With each new report leaking out of Beijing of an aggrieved everyday Chinese citizen or journalist gone missing, concerns continue about a growing crackdown on dissent on mainland China as the nation’s growth rate continues to slow. It is no longer just pollution from China that Hong Kong citizens have to worry about.
And indeed, all of China’s Southeast Asian neighbours and trading partners, including Cambodia, should take note.
The Asian Development Bank in its 2016 Asian Development Outlook, released on March 30, forecast China’s economic growth would continue to moderate. In its flagship annual economic report, the ADB saw China’s growth slowing to 6.5 per cent this year, and 6.3 per cent in 2017.
In contrast, Beijing has predicted growth of 6.5 to 7 per cent this year, and an average of 6.5 per cent over the five years ahead.
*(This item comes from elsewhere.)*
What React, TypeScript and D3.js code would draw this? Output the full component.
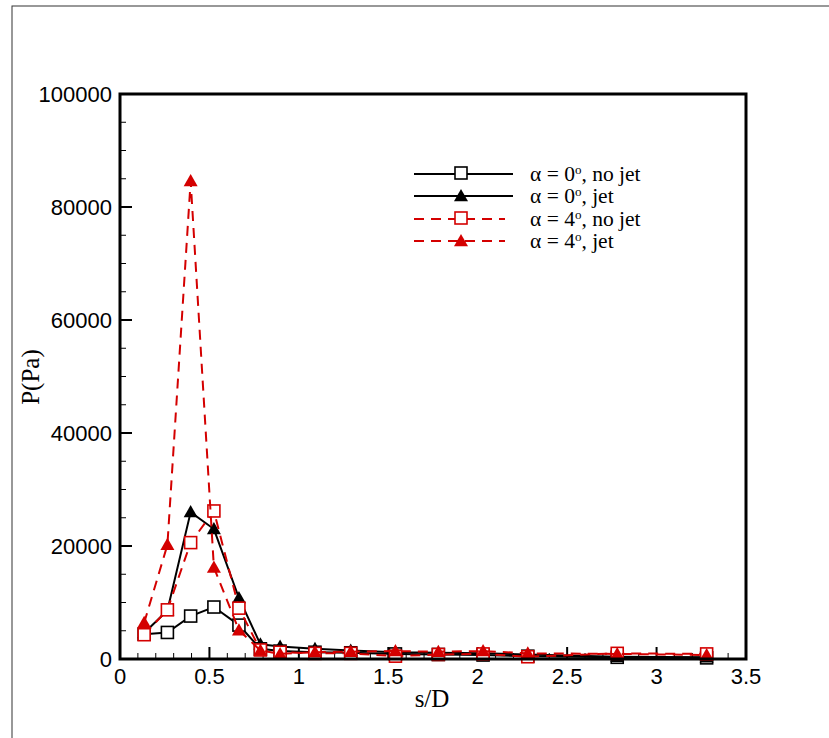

The slowing growth rate has already reduced by up to 0.3 percentage points the economic outlook for developing Asian nations overall, notes the ADB, given China’s trade and supply linkages.
Yet, if it was simply a slowing, but still growing China that the economic power’s trade partners had to contend with, that would be challenge enough. Instead, in a potentially ominous new development for businesses in Hong Kong, new worries and ensuing protests have arisen over whether China’s version of “rule of law” and treatment of dissent has now extended beyond its borders.
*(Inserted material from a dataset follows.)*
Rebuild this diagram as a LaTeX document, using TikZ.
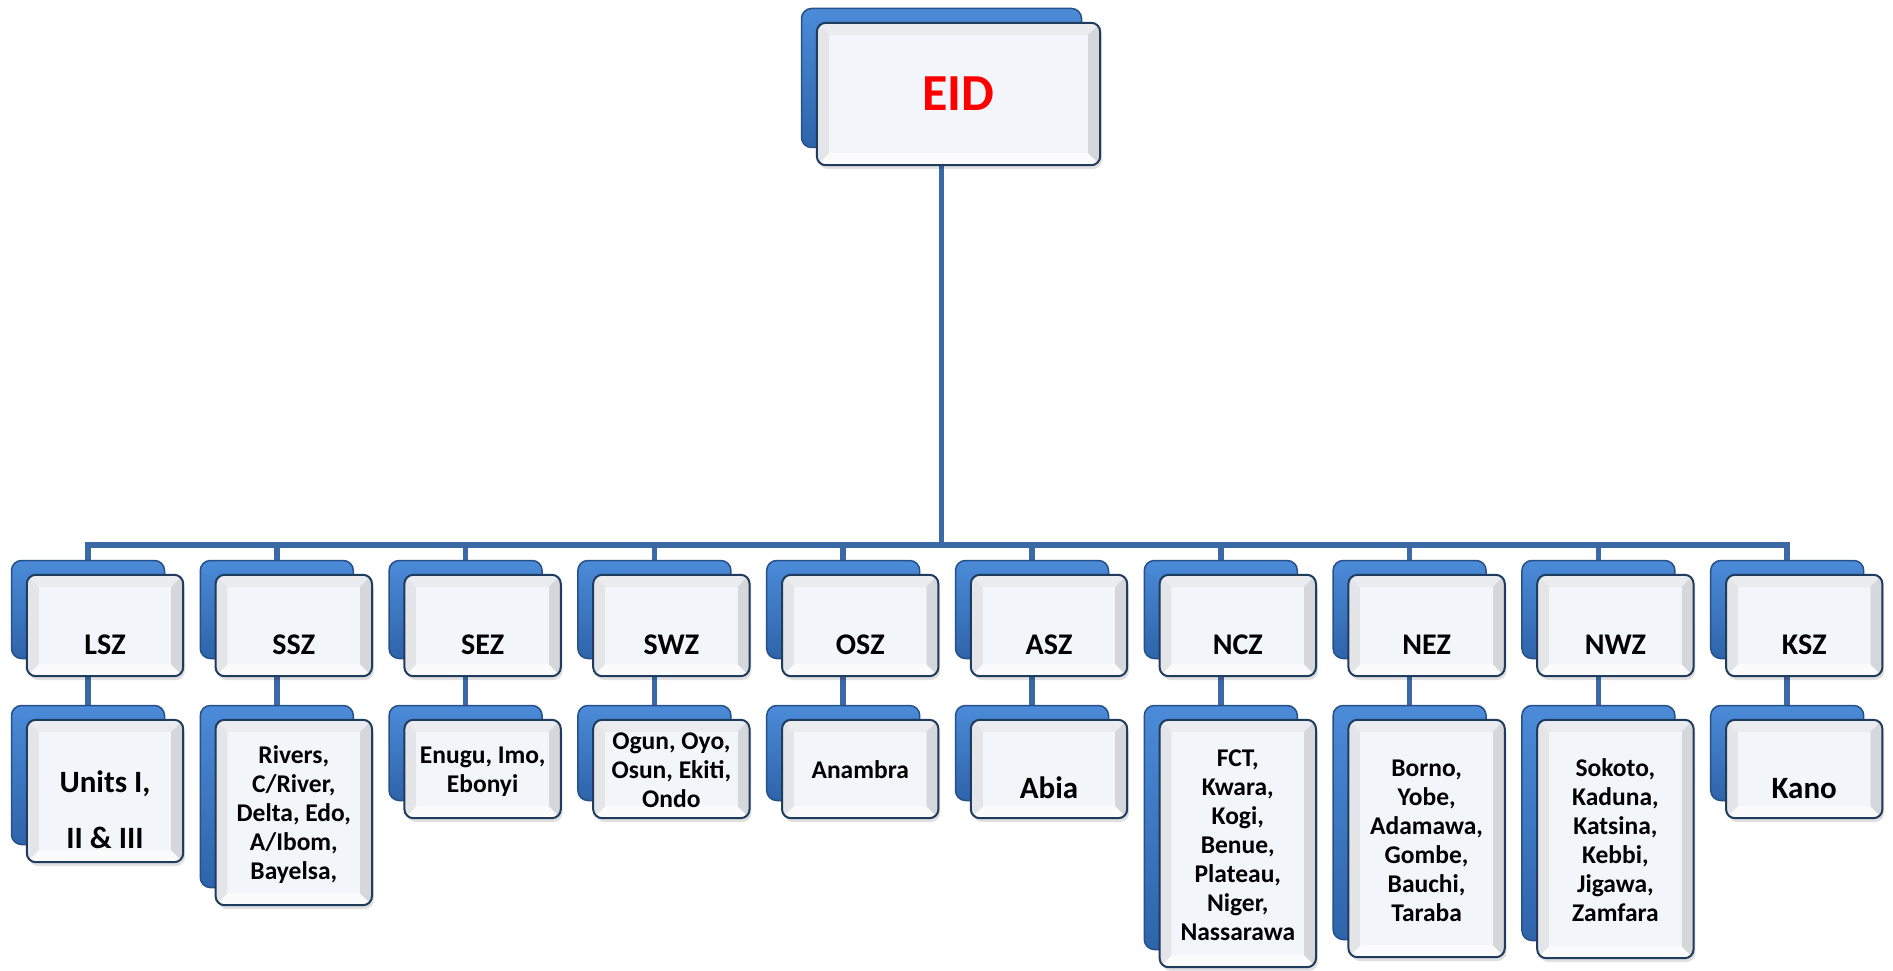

No longer have only mainland Chinese citizens been caught up in China’s legal and security system. So too have Hong Kong citizens, as well as passport holders from Sweden and the United Kingdom, vanished and then reappeared over the past few months under mysterious circumstances.
Hong Kong, a capitalist, freewheeling city-state, has been pretty much left on its own to run as an autonomous special administrative region of China since the British left the former crown colony in 1997.
That could now be changing. As China’s GDP growth rate moderates to the slowest in a quarter-century, more attention may well be placed by authorities in China on stomping out anything that could trigger questions about their leadership and ability to run the nation.
In a tale that reads as if from a Cold War spy thriller, Gui Minhai, a Swedish national born in China, went missing last autumn from his condominium in the Thai city of Pattaya on the Gulf of Thailand. Four of his colleagues also disappeared.
One, Lee Bo, vanished at year’s end from Hong Kong, the home base of their publishing company Mighty Current Media and its now closed retail arm Causeway Book Store. Mighty Current has specialised in part in publishing and marketing controversial and outright gossipy books, often highly critical of China’s leadership. Gui and Lee’s other three book publishing colleagues reportedly disappeared while in mainland China.
Gui subsequently reemerged on China’s government-run state broadcaster CCTV. In a tearful broadcast confession, Gui said he had returned to China to face justice for his involvement in a 2003 fatal hit-and-run accident in the city of Ningbo. Family and friends are sceptical and wonder if the filmed statement was coerced.
And Lee reappeared back in Hong Kong at the end of March after more than two months in mainland China. According to the Washington Post, he was quoted by a Chinese website as saying he would never sell “fabricated” books or run a book store again.
Why the disappearances? A leading theory focused on Mighty Current Media’s possible publication of a tell-all book on the twice-married Chinese president Xi Jinping’s alleged love affairs.
This time, as the rumours – and conspiracy theories – went, Mighty Current’s plans may well have spurred Xi to send Chinese security forces across the border into both Hong Kong and Thailand to spirit away the Swedish and British passport holders back into China against their will.
“An upsurge in cases of possible enforced disappearances in China in the context of an ongoing crackdown in dissent is deeply worrying,” the global writers’ organisation PEN International said in a statement released in London in early January.
More intrigue will follow. Western media outlets are reporting that Chinese dissidents in the United States and Europe are saying that close relatives back in China may have been detained by the police as part of a wide investigation to uncover the identities of the authors of a mysterious letter that appeared on the internet in China, calling for Xi to resign.
Steve Herman, Southeast Asia bureau chief of Voice of America and a longtime Asia reporter now resident in Bangkok, noted earlier this year that “a critical unanswered question is whether there was collusion between the Chinese government and Thai authorities. The lack of concern expressed by the ruling military junta is notable.”
Ominously, he added: “China has demonstrated that it has the long reach to apparently abduct people beyond Hong Kong, including here in Southeast Asia.”
A climate of fear may well come should it ever be confirmed that Mainland Chinese security forces have abducted people from the streets of Hong Kong and Thailand. But until then, business goes on.
Yet the tale of the missing booksellers and a seeming growing crackdown on criticism of China’s leadership by individuals at home and abroad should give reason to pause.
Whether in Hong Kong, Thailand or one of China’s other major Asia trading partners, leaders should recognise that it is a clear, and transparently enforced rule of law – not looking the other way on “enforced disappearances” – that will be essential for business confidence and economic growth in the long run.
China too must recognise at some point that its strength will lie ultimately in the free enterprise and free speech of its citizens.